Answer: Besides equity, it’s essential to consider salaries or other compensation, especially if founders have varying levels of financial commitments outside of the business. Adopt a model where early salaries are modest but are combined with performance bonuses and future equity vesting.

    1. What happens when a co-founder quits?

Answer: A founder leaving can be unsettling. Agree that if a founder decides to quit, their shares would undergo a vesting schedule, allowing them to retain only a portion of their equity based on the time committed. This strategy ensures that founders are incentivized to stay and contribute to the firm’s growth.

    1. What happens when a co-founder is forced to leave?

Answer: This is a tough but necessary discussion. Establish a framework detailing specific scenarios where a founder could be asked to leave (e.g., misconduct, not meeting agreed-upon commitments). In such cases, a buyback clause at a predetermined valuation would be triggered.
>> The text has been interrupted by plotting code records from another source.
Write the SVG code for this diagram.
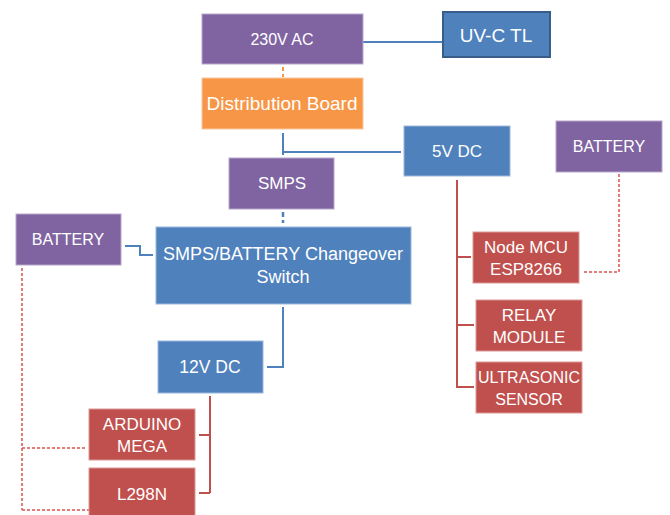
<svg xmlns="http://www.w3.org/2000/svg" width="670" height="515" viewBox="0 0 670 515">
<style>
.t{font-family:"Liberation Sans",Arial,sans-serif;fill:#fff;text-anchor:middle}
.p{fill:#8064a2;stroke:#b7a6cb;stroke-width:1}
.b{fill:#4f81bd;stroke:#9bb8dc;stroke-width:1}
.o{fill:#f79646;stroke:#fac79f;stroke-width:1}
.r{fill:#c0504d;stroke:#dc9896;stroke-width:1}
.cb{fill:none;stroke:#4f81bd;stroke-width:2}
.cr{fill:none;stroke:#c0504d;stroke-width:2}
.cd{fill:none;stroke:#d9534f;stroke-width:1.5;stroke-dasharray:3 2}
.co{fill:none;stroke:#f79646;stroke-width:2;stroke-dasharray:4 3}
.cbd{fill:none;stroke:#4f81bd;stroke-width:2.5;stroke-dasharray:5 3}
</style>
<rect width="670" height="515" fill="#fff"/>
<g id="connectors">
<path class="cb" d="M363 42 H442"/>
<path class="co" d="M283 67 V77"/>
<path class="cb" d="M283 133 V155 M283 152 H401"/>
<path class="cbd" d="M283 212 V223"/>
<path class="cb" d="M125 246 H140 V255 H153"/>
<path class="cb" d="M283 307 V367 H267"/>
<path class="cr" d="M210 396 V493 M210 435 H199 M210 493 H199"/>
<path class="cr" d="M457 180 V388 M457 257 H471 M457 325 H474 M457 387 H474"/>
<path class="cd" d="M22 268 V510 M22 448 H86 M22 510 H89"/>
<path class="cd" d="M619 174 V272 H582"/>
</g>
<g id="n230"><rect class="p" x="202" y="14" width="161" height="50"/><text class="t" x="282" y="45" font-size="16">230V AC</text></g>
<g id="uvc"><rect x="443" y="12" width="107" height="45" fill="#4f81bd" stroke="#385d8a" stroke-width="2"/><text class="t" x="496" y="41.5" font-size="19">UV-C TL</text></g>
<g id="dist"><rect class="o" x="202" y="78" width="161" height="51"/><text class="t" x="282" y="110" font-size="19">Distribution Board</text></g>
<g id="v5"><rect class="b" x="404" y="126" width="106" height="50"/><text class="t" x="457" y="157" font-size="17">5V DC</text></g>
<g id="smps"><rect class="p" x="229" y="158" width="105" height="51"/><text class="t" x="282" y="189" font-size="17">SMPS</text></g>
<g id="batR"><rect class="p" x="556" y="121" width="106" height="51"/><text class="t" x="609" y="152" font-size="16">BATTERY</text></g>
<g id="batL"><rect class="p" x="16" y="214" width="105" height="51"/><text class="t" x="68" y="245" font-size="16">BATTERY</text></g>
<g id="change"><rect class="b" x="156" y="227" width="255" height="77"/><text class="t" x="283" y="260" font-size="18">SMPS/BATTERY Changeover</text><text class="t" x="283" y="283" font-size="18">Switch</text></g>
<g id="v12"><rect class="b" x="158" y="341" width="105" height="52"/><text class="t" x="210" y="373" font-size="17.5">12V DC</text></g>
<g id="mega"><rect class="r" x="89" y="409" width="106" height="51"/><text class="t" x="142" y="430" font-size="17">ARDUINO</text><text class="t" x="142" y="452" font-size="17">MEGA</text></g>
<g id="l298"><rect class="r" x="89" y="468" width="106" height="50"/><text class="t" x="142" y="500" font-size="17">L298N</text></g>
<g id="mcu"><rect class="r" x="473" y="232" width="106" height="51"/><text class="t" x="526" y="253" font-size="17">Node MCU</text><text class="t" x="526" y="275" font-size="17">ESP8266</text></g>
<g id="relay"><rect class="r" x="476" y="300" width="106" height="51"/><text class="t" x="529" y="321" font-size="17">RELAY</text><text class="t" x="529" y="343" font-size="17">MODULE</text></g>
<g id="ultra"><rect class="r" x="476" y="362" width="106" height="51"/><text class="t" x="529" y="383" font-size="16">ULTRASONIC</text><text class="t" x="529" y="405" font-size="16">SENSOR</text></g>
</svg>
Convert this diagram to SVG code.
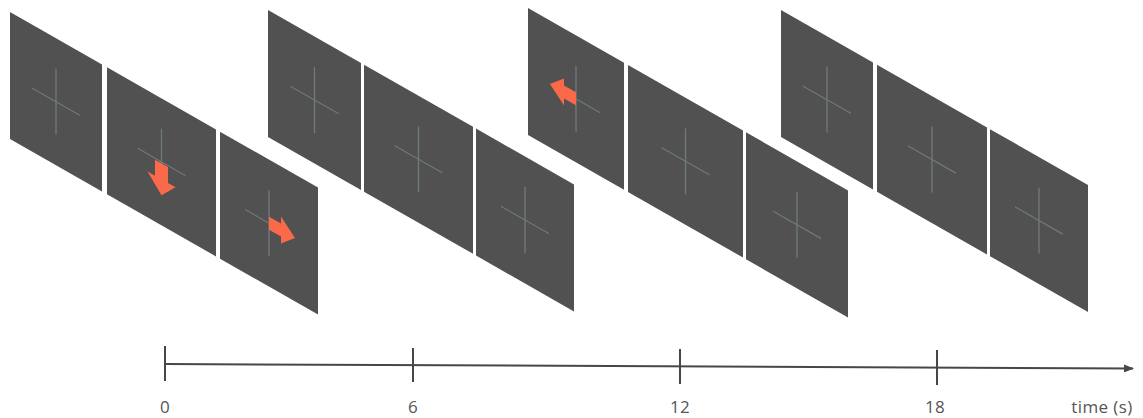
<svg xmlns="http://www.w3.org/2000/svg" width="1143" height="418" viewBox="0 0 1143 418">
<style>
.panel{fill:#515151}
.cross{stroke:#707c7a;stroke-width:1.3;fill:none}
.arrow{fill:#fa6a4a}
.axis{stroke:#474747;stroke-width:2;fill:none}
.lbl{font-family:"Open Sans","Liberation Sans",sans-serif;font-size:17px;letter-spacing:0.4px;fill:#555555;text-anchor:middle}
</style>
<defs>
<marker id="ah" markerWidth="10" markerHeight="8" refX="9" refY="4" orient="auto" markerUnits="userSpaceOnUse">
<path d="M0,0 L10,4 L0,8 Z" fill="#474747"/>
</marker>
<g id="crossT"><line class="cross" x1="0" y1="-33" x2="0" y2="33"/><line class="cross" x1="-24" y1="0" x2="24" y2="0"/></g>
</defs>
<rect width="1143" height="418" fill="#ffffff"/>
<g id="group1" transform="translate(10,12) matrix(1,0.57,0,1,0,0)">
<g id="g1p1"><rect class="panel" x="0" y="0" width="92" height="127"/><use href="#crossT" x="46" y="63.5"/></g>
<g id="g1p2"><rect class="panel" x="97" y="0" width="109" height="127"/><use href="#crossT" x="151.5" y="63.5"/>
<polygon class="arrow" points="145,65 158,65 158,81 165.5,81 151.5,97 137.5,81 145,81"/></g>
<g id="g1p3"><rect class="panel" x="210" y="0" width="98" height="127"/><use href="#crossT" x="259" y="63.5"/>
<polygon class="arrow" points="259,57 271,57 271,50 285,63.5 271,77 271,70 259,70"/></g>
</g>
<g id="group2" transform="translate(268,10) matrix(1,0.57,0,1,0,0)">
<g id="g2p1"><rect class="panel" x="0" y="0" width="93" height="127"/><use href="#crossT" x="46.5" y="63.5"/></g>
<g id="g2p2"><rect class="panel" x="96" y="0" width="109" height="127"/><use href="#crossT" x="150.5" y="63.5"/></g>
<g id="g2p3"><rect class="panel" x="208" y="0" width="98" height="127"/><use href="#crossT" x="257" y="63.5"/></g>
</g>
<g id="group3" transform="translate(528,8) matrix(1,0.57,0,1,0,0)">
<g id="g3p1"><rect class="panel" x="0" y="0" width="96" height="127"/><use href="#crossT" x="48" y="63.5"/>
<polygon class="arrow" points="48,57 36,57 36,50 22,63.5 36,77 36,70 48,70"/></g>
<g id="g3p2"><rect class="panel" x="100" y="0" width="115" height="127"/><use href="#crossT" x="157.5" y="63.5"/></g>
<g id="g3p3"><rect class="panel" x="218" y="0" width="102" height="127"/><use href="#crossT" x="269" y="63.5"/></g>
</g>
<g id="group4" transform="translate(781,10) matrix(1,0.57,0,1,0,0)">
<g id="g4p1"><rect class="panel" x="0" y="0" width="92" height="127"/><use href="#crossT" x="46" y="63.5"/></g>
<g id="g4p2"><rect class="panel" x="96" y="0" width="110" height="127"/><use href="#crossT" x="151" y="63.5"/></g>
<g id="g4p3"><rect class="panel" x="209" y="0" width="98" height="127"/><use href="#crossT" x="258" y="63.5"/></g>
</g>
<g id="connectors">
<line class="axis" x1="165" y1="364" x2="1133" y2="368.5" marker-end="url(#ah)"/>
<line class="axis" x1="165" y1="346" x2="165" y2="381"/>
<line class="axis" x1="413" y1="348" x2="413" y2="382"/>
<line class="axis" x1="680" y1="349" x2="680" y2="384"/>
<line class="axis" x1="937" y1="350" x2="937" y2="385"/>
</g>
<g id="labels">
<text class="lbl" x="165" y="413">0</text>
<text class="lbl" x="413" y="413">6</text>
<text class="lbl" x="680" y="413">12</text>
<text class="lbl" x="935" y="413">18</text>
<text class="lbl" x="1102" y="413">time (s)</text>
</g>
</svg>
    1. How is a “forgotten founder” handled?

Answer: “Forgotten founders” are individuals who may have contributed in the early stages but weren’t formalized as part of the founding team. Addressing this proactively, Agree to acknowledge any early contributors either with a smaller equity stake or a one-time compensation, ensuring they’re recognized but without long-term firm obligations.

In conclusion, structuring ownership isn’t just about equity distribution. It’s about crafting a relationship framework that will endure challenges and maximize collaboration. By confronting these questions head-on and forging transparent, fair agreements, will lay a strong foundation for your collective future.